Surge is a simple tool with a really awesome CLI for deploying static sites
quickly.

At netlify we're building a larger platform for working with a modern static
approach.

We have an integrated continuous deployment platform. That way you just link a
git repository to netlify, and we'll do the build whenever you push to git and
even give you preview deploys of pull requests.

We run our own content delivery network, which means a lot for performance,
and can post-process assets to automatically serve them out of a larger asset
CDN with far future expires headers.

Netlify has built in Let's Encrypt support with a 1 click setup. We'll do
automatic certificate rotation and enable HTTP2 when HTTPS is turned on.

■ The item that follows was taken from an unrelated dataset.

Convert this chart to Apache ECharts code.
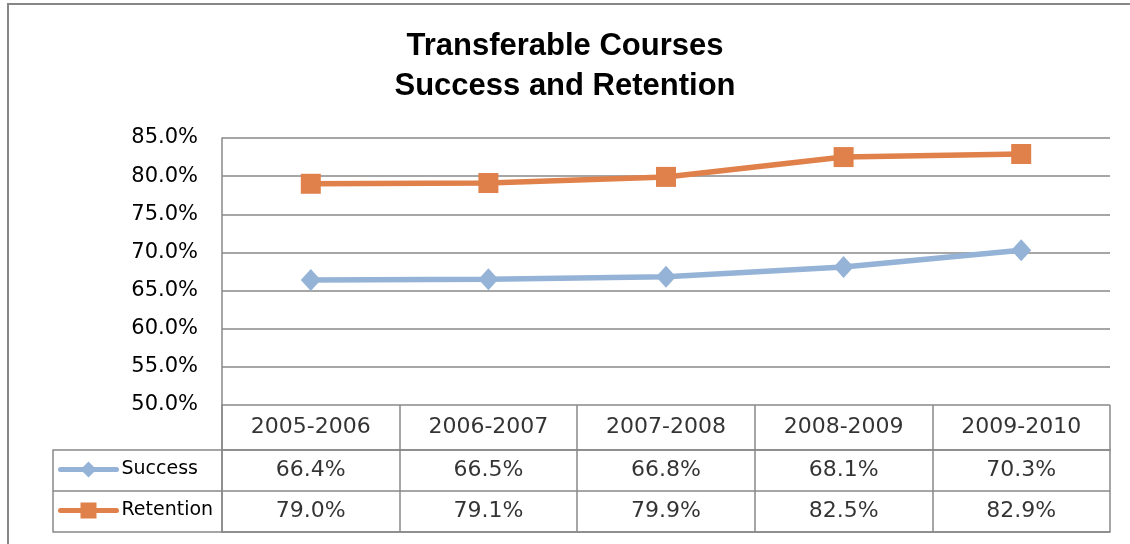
<!DOCTYPE html>
<html>
<head>
<meta charset="utf-8">
<script src="https://cdn.jsdelivr.net/npm/echarts@6/dist/echarts.min.js"></script>
<style>
html,body{margin:0;padding:0;background:#fff;}
#chart{width:1130px;height:544px;}
</style>
</head>
<body>
<div id="chart"></div>
<script>
const titleLines = ['Transferable Courses', 'Success and Retention'];
const categories = ['2005-2006', '2006-2007', '2007-2008', '2008-2009', '2009-2010'];
const seriesNames = ['Success', 'Retention'];
const successValues = [66.4, 66.5, 66.8, 68.1, 70.3];
const retentionValues = [79.0, 79.1, 79.9, 82.5, 82.9];
const yMin = 50, yMax = 85, yStep = 5;

const GRID = '#888888';
const BLUE = '#95B3D7';
const ORANGE = '#E0804A';
const FONT = 'DejaVu Sans';

const chart = echarts.init(document.getElementById('chart'), null, {renderer: 'canvas'});

const headerData = categories.map(c => [c, 'h']);
const bodyData = [];
categories.forEach((c, i) => {
  bodyData.push([c, seriesNames[0], successValues[i]]);
  bodyData.push([c, seriesNames[1], retentionValues[i]]);
});

const pct = v => v.toFixed(1) + '%';

const legendBase = {
  left: 58, padding: 0, itemWidth: 56, itemHeight: 20, selectedMode: false,
  lineStyle: {width: 5, cap: 'round'},
  textStyle: {fontFamily: FONT, fontSize: 19, color: '#000'}
};

chart.setOption({
  animation: false,
  backgroundColor: '#fff',
  title: {
    text: titleLines.join('\n'),
    left: 'center',
    top: 26,
    padding: [0, 0, 0, 18],
    textStyle: {fontFamily: 'Liberation Sans', fontWeight: 'bold', fontSize: 31, lineHeight: 40, color: '#000'}
  },
  graphic: [{
    type: 'rect', z: -10, silent: true,
    shape: {x: 8, y: 4, width: 1300, height: 700},
    style: {fill: 'none', stroke: '#878787', lineWidth: 2}
  }],
  legend: [
    Object.assign({data: [seriesNames[0]], top: 460}, legendBase),
    Object.assign({data: [seriesNames[1]], top: 501}, legendBase)
  ],
  grid: [
    {left: 222, right: 20, top: 138, height: 267},
    {left: 222, right: 20, top: 405, height: 45},
    {left: 222, right: 20, top: 450, height: 82}
  ],
  xAxis: [
    {gridIndex: 0, type: 'category', data: categories, boundaryGap: true,
     axisLine: {show: false}, axisTick: {show: false}, axisLabel: {show: false}, splitLine: {show: false}},
    {gridIndex: 1, type: 'category', data: categories, boundaryGap: true,
     axisLine: {show: true, lineStyle: {color: GRID, width: 1.5}}, axisTick: {show: false}, axisLabel: {show: false},
     splitLine: {show: true, interval: 0, lineStyle: {color: GRID, width: 1.5}}},
    {gridIndex: 2, type: 'category', data: categories, boundaryGap: true,
     axisLine: {show: true, lineStyle: {color: GRID, width: 1.5}}, axisTick: {show: false}, axisLabel: {show: false},
     splitLine: {show: true, interval: 0, lineStyle: {color: GRID, width: 1.5}}}
  ],
  yAxis: [
    {gridIndex: 0, type: 'value', min: yMin, max: yMax, interval: yStep,
     axisLine: {show: true, lineStyle: {color: GRID, width: 1.5}}, axisTick: {show: false},
     axisLabel: {formatter: v => pct(v), fontFamily: FONT, fontSize: 21, color: '#000', margin: 24,
                 padding: [5, 0, 0, 0]},
     splitLine: {show: true, lineStyle: {color: GRID, width: 1.5}}},
    {gridIndex: 1, type: 'category', data: ['h'],
     axisLine: {show: true, lineStyle: {color: GRID, width: 1.5}}, axisTick: {show: false}, axisLabel: {show: false},
     splitLine: {show: false}},
    {gridIndex: 2, type: 'category', data: seriesNames, inverse: true, boundaryGap: true,
     axisLine: {show: true, lineStyle: {color: GRID, width: 1.5}},
     axisTick: {show: true, interval: 0, length: 169, lineStyle: {color: GRID, width: 1.5}},
     axisLabel: {show: false},
     splitLine: {show: true, interval: 0, lineStyle: {color: GRID, width: 1.5}}},
    {gridIndex: 2, type: 'category', data: seriesNames, inverse: true, position: 'left', offset: 169,
     axisLine: {show: true, lineStyle: {color: GRID, width: 1.5}}, axisTick: {show: false},
     axisLabel: {show: false}, splitLine: {show: false}}
  ],
  series: [
    {name: seriesNames[0], type: 'line', xAxisIndex: 0, yAxisIndex: 0, data: successValues,
     symbol: 'diamond', symbolSize: [20, 22], showAllSymbol: true,
     lineStyle: {color: BLUE, width: 5.5}, itemStyle: {color: BLUE}, z: 3},
    {name: seriesNames[1], type: 'line', xAxisIndex: 0, yAxisIndex: 0, data: retentionValues,
     symbol: 'rect', symbolSize: 20, showAllSymbol: true,
     lineStyle: {color: ORANGE, width: 5.5}, itemStyle: {color: ORANGE}, z: 4},
    {type: 'scatter', xAxisIndex: 1, yAxisIndex: 1, data: headerData, symbolSize: 0, silent: true,
     label: {show: true, position: 'inside', formatter: p => p.value[0],
             fontFamily: FONT, fontSize: 22, color: '#000'}},
    {type: 'scatter', xAxisIndex: 2, yAxisIndex: 2, data: bodyData, symbolSize: 0, silent: true,
     label: {show: true, position: 'inside', formatter: p => pct(p.value[2]),
             fontFamily: FONT, fontSize: 22, color: '#000'}}
  ]
});
</script>
</body>
</html>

Our CDN can handle complex proxying and redirect rules. If part of your site
need to go to a dynamic backend or if you need API proxying, a one-line rule
can set this up. We can even handle gradual migrations from a dynamic to a
static approach by proxying all non-static requests straight from the CDN to a
dynamic origin.

Apart from that we have lots of extra features like built-in pre-rendering for
single page apps, Geo IP based redirect and rewrite rules, JavaScript snippet
injection for easy analytics setup, form processing, etc, etc...

------
excitom
It feels like 1994 again! Just rcp an HTML file from my workstation to the web
server!

------
ozten
Another interesting competitor is PubStorm
[https://www.pubstorm.com/](https://www.pubstorm.com/)

Their price is TBD, but they have a cool "quick and easy revert" feature.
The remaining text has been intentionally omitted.